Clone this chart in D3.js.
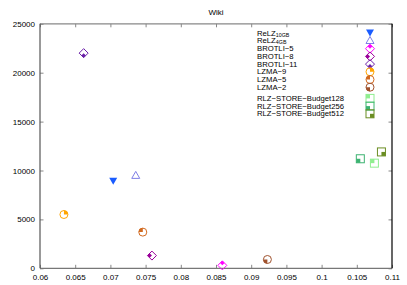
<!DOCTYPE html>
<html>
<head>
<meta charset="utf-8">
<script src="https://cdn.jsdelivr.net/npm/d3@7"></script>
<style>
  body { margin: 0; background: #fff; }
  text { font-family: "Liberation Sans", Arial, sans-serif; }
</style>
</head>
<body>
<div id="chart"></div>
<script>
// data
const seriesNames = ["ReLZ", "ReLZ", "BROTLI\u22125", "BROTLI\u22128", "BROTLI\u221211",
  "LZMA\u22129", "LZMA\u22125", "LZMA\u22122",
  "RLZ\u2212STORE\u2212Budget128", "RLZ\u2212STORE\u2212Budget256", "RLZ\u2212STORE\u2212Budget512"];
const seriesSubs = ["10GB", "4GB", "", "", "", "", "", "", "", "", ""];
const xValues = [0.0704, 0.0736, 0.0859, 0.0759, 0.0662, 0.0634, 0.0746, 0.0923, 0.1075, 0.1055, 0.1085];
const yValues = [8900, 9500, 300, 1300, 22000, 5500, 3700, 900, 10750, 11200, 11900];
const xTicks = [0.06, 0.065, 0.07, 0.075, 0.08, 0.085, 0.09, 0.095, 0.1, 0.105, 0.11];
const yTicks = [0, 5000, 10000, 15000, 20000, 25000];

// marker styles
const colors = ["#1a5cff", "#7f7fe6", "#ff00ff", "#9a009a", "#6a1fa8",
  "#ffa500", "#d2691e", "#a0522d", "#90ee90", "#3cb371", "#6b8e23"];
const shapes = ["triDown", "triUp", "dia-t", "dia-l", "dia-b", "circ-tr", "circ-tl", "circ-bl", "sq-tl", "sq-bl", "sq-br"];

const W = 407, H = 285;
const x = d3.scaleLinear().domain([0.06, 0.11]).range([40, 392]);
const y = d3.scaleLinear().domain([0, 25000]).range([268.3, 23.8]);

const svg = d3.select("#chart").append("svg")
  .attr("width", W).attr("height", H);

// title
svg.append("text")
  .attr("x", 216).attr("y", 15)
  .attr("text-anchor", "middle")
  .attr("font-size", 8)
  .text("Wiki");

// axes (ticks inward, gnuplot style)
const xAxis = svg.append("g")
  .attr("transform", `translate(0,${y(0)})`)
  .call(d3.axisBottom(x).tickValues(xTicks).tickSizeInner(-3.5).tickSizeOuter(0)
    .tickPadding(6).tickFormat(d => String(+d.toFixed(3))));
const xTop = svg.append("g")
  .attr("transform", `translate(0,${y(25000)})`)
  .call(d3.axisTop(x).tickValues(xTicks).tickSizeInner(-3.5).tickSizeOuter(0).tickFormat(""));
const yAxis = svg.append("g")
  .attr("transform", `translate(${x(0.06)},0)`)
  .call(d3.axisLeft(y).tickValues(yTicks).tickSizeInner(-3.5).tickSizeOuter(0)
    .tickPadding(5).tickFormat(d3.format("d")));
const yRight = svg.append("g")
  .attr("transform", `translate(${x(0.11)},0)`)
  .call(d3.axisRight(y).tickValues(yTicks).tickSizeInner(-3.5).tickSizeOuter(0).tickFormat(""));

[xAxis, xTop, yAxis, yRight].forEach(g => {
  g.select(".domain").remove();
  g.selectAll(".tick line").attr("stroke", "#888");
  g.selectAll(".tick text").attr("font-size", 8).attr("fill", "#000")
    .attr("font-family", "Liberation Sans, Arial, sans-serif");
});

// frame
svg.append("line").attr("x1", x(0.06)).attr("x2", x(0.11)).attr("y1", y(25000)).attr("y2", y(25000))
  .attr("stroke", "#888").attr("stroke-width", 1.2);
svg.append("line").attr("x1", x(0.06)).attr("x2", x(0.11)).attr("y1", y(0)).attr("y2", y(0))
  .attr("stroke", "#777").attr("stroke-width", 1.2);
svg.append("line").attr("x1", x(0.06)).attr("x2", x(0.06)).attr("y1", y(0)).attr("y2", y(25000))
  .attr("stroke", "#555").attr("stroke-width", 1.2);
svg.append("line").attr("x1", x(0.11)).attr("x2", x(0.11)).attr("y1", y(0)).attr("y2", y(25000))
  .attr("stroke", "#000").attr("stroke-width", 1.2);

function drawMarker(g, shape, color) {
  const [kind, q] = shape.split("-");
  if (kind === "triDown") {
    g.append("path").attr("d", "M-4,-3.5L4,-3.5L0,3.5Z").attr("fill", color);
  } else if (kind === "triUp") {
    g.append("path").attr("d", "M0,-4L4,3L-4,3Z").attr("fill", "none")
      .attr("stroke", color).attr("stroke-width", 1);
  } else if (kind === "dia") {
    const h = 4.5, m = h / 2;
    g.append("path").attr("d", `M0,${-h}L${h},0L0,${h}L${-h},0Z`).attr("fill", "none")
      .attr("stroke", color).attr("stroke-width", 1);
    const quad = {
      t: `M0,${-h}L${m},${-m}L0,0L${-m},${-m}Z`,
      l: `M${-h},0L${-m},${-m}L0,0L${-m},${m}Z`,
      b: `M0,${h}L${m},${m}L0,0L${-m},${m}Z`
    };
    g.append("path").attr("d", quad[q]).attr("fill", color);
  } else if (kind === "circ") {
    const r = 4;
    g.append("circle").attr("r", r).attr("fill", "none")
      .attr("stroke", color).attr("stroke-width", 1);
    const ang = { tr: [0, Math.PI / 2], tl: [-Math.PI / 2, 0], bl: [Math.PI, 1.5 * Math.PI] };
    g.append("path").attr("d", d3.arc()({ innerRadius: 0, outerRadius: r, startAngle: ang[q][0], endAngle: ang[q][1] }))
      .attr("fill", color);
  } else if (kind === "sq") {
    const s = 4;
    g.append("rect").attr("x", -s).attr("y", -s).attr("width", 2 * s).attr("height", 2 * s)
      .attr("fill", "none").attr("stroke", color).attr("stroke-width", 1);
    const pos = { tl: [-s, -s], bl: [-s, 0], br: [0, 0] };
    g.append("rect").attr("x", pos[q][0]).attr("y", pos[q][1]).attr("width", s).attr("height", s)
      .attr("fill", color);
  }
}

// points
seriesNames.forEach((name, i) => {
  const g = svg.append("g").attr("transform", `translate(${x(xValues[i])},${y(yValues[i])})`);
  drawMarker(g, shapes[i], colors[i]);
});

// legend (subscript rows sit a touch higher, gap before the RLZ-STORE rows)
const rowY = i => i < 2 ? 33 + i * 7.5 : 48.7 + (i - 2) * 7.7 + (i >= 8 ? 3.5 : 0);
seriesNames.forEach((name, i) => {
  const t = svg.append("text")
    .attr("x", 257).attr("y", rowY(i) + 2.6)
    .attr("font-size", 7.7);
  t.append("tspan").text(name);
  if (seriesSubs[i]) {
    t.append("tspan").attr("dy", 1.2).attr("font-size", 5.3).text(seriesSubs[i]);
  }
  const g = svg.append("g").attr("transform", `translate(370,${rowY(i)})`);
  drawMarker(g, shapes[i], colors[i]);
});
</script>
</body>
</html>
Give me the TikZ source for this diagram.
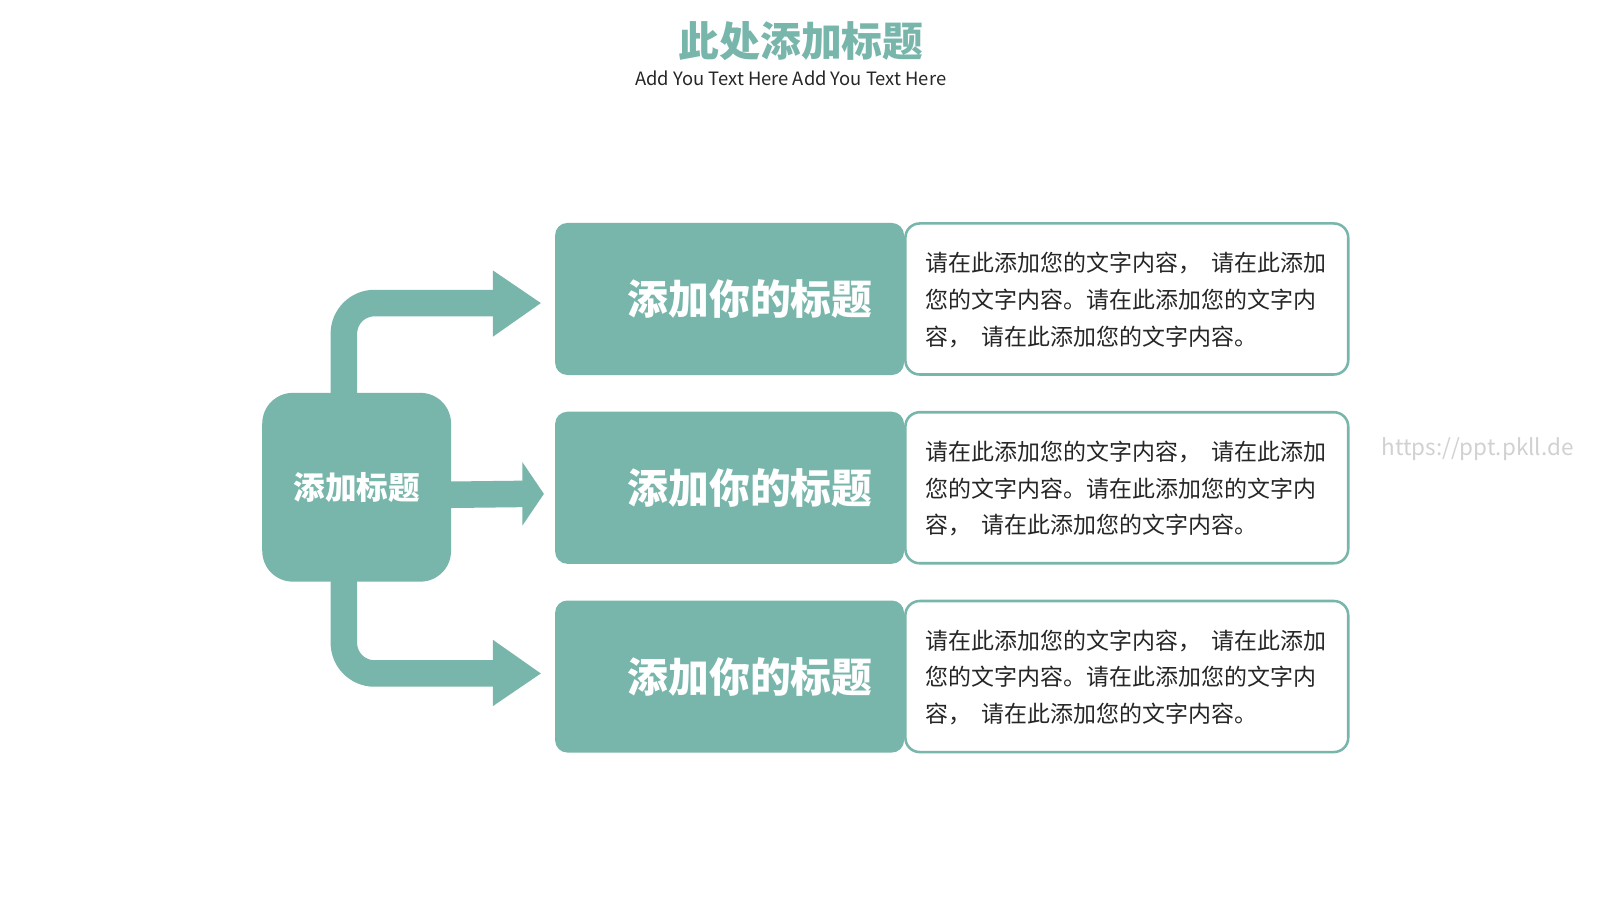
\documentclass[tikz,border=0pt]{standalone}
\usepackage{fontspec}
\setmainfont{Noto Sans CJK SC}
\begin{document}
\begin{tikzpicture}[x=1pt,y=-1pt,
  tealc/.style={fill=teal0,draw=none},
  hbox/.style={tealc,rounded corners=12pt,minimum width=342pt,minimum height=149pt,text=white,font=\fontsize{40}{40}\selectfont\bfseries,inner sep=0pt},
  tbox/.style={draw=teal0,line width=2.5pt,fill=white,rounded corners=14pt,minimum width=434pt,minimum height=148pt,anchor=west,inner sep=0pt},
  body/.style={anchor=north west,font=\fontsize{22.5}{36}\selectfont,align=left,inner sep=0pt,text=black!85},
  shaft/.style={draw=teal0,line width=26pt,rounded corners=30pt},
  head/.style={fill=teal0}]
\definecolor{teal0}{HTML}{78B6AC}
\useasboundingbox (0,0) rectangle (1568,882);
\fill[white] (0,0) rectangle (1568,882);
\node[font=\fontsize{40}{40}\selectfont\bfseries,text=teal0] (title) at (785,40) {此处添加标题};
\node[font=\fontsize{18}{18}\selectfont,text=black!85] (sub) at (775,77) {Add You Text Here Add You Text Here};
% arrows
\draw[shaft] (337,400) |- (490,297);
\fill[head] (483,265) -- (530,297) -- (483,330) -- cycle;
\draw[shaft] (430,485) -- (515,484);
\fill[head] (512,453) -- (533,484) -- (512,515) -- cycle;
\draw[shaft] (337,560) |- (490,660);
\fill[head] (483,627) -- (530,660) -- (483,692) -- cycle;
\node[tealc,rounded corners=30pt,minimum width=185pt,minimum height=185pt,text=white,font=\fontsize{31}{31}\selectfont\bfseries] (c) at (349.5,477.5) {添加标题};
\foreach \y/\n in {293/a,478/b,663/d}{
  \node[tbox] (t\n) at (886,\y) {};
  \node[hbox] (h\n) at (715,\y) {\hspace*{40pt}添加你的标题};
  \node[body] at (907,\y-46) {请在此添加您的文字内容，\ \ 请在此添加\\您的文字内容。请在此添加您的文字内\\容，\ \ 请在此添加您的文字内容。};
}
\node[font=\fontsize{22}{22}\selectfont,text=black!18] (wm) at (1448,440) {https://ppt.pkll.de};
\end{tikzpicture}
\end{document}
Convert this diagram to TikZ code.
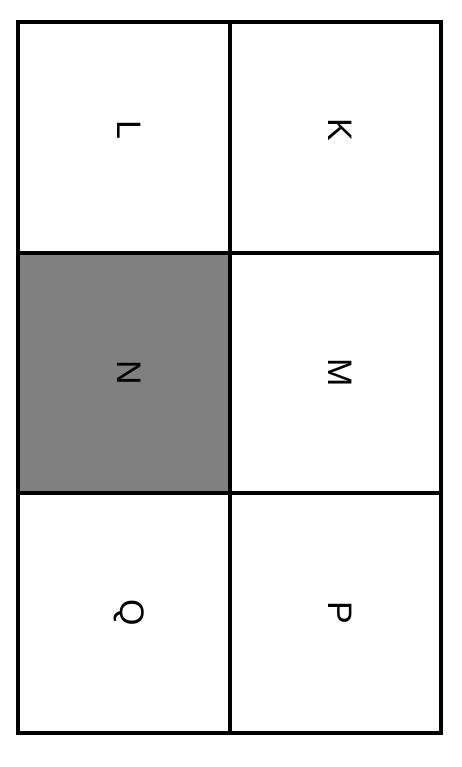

□ □ □ □ □ □ □

• _Work to do_:
Identify each line in the records above that contains the word "this", and copy it out in full.

• _Exercise response_:
Clone this chart in D3.js.
Give me the TikZ source for this diagram.
Convert this diagram to TikZ code.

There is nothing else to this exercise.